Collected data entries:
— Begin —

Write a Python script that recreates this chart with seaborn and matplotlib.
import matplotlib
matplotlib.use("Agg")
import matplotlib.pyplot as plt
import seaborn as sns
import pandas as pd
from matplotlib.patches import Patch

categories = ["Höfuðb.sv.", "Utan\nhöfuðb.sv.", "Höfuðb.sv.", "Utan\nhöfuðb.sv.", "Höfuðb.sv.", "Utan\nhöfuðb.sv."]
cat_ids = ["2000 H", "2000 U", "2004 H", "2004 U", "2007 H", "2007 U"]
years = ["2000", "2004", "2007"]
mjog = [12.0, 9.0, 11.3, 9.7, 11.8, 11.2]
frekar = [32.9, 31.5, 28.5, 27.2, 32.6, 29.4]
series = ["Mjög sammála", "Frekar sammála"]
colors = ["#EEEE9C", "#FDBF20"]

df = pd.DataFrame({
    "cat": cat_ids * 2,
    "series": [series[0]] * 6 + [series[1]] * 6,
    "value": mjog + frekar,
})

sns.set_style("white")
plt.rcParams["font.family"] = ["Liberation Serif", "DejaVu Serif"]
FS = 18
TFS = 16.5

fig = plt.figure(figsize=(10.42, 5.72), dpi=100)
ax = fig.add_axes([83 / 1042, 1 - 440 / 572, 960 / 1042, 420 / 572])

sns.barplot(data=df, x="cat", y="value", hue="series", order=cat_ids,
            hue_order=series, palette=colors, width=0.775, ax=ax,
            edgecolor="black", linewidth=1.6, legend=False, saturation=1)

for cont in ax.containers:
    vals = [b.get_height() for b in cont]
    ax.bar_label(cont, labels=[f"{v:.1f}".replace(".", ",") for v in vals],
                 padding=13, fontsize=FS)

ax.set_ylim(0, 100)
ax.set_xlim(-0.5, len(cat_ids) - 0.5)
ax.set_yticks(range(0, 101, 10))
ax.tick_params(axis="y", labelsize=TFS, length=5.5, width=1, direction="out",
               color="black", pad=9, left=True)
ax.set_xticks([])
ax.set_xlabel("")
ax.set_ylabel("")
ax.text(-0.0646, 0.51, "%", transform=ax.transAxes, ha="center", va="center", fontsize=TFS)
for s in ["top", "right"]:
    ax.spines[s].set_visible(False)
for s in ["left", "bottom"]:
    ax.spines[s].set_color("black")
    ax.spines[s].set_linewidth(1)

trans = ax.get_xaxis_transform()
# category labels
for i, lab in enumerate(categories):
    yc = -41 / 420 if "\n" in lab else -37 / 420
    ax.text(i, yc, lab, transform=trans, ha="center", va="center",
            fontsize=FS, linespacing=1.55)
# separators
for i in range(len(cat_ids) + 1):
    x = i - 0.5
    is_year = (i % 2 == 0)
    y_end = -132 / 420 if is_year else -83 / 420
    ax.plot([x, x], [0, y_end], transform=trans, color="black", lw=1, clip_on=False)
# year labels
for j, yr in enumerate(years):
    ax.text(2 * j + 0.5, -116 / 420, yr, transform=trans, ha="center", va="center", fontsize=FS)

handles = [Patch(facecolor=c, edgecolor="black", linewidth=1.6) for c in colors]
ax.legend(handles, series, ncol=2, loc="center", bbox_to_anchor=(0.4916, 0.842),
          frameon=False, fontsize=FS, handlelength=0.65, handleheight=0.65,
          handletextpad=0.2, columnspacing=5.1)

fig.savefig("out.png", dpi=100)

— End —
— Begin —

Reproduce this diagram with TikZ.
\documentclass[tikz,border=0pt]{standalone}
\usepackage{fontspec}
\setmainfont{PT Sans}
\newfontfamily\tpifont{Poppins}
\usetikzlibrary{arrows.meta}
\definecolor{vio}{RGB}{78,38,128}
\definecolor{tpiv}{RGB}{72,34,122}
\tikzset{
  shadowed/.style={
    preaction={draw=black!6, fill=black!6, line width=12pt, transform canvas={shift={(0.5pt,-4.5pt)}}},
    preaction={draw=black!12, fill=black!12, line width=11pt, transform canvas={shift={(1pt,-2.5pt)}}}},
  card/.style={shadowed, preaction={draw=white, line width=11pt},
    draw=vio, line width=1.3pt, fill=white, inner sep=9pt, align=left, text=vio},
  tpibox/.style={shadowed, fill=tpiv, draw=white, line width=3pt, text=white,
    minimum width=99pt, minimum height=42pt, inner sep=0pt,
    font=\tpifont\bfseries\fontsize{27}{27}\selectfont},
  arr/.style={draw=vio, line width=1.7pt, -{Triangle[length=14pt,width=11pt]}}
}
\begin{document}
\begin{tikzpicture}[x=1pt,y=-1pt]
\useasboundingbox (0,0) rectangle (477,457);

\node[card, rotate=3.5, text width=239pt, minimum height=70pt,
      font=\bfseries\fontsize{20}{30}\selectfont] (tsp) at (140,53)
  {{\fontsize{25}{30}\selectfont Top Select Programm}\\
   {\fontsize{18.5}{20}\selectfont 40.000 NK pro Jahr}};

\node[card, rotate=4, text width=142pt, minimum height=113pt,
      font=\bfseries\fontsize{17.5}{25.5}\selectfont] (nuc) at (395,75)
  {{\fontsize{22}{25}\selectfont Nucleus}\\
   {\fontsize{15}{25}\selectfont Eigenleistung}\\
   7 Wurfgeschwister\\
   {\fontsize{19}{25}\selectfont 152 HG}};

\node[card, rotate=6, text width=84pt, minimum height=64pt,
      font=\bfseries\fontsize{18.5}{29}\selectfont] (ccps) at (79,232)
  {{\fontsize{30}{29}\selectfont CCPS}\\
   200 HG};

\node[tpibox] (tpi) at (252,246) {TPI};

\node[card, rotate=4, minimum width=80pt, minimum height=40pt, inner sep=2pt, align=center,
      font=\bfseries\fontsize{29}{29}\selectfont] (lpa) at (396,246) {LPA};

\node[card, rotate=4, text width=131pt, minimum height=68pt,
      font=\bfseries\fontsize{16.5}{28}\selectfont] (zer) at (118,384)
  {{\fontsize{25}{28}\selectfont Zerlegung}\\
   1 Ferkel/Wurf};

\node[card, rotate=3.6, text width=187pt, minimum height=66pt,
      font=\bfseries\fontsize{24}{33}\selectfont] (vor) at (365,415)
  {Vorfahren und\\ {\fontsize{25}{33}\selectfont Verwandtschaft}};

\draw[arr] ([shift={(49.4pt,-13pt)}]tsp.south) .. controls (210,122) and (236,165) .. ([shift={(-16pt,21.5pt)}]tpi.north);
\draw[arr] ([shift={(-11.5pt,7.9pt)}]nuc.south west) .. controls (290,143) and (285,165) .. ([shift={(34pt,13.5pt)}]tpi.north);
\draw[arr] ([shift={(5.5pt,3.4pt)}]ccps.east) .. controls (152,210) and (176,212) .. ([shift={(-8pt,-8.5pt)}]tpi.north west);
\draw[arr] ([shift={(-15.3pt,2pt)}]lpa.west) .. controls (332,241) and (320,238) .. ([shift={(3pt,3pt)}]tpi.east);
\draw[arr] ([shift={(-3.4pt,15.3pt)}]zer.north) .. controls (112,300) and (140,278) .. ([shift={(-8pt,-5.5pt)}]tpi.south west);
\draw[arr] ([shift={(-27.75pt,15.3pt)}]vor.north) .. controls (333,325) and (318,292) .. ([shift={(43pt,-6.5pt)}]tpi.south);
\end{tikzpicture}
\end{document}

— End —

REQUIREMENTS> Quote word for word the lines from the line holding "Write a Python" through the line holding "from matplotlib.patches import Patch"; include both of those lines and add nothing.

THE REPLY>
Write a Python script that recreates this chart with seaborn and matplotlib.
import matplotlib
matplotlib.use("Agg")
import matplotlib.pyplot as plt
import seaborn as sns
import pandas as pd
from matplotlib.patches import Patch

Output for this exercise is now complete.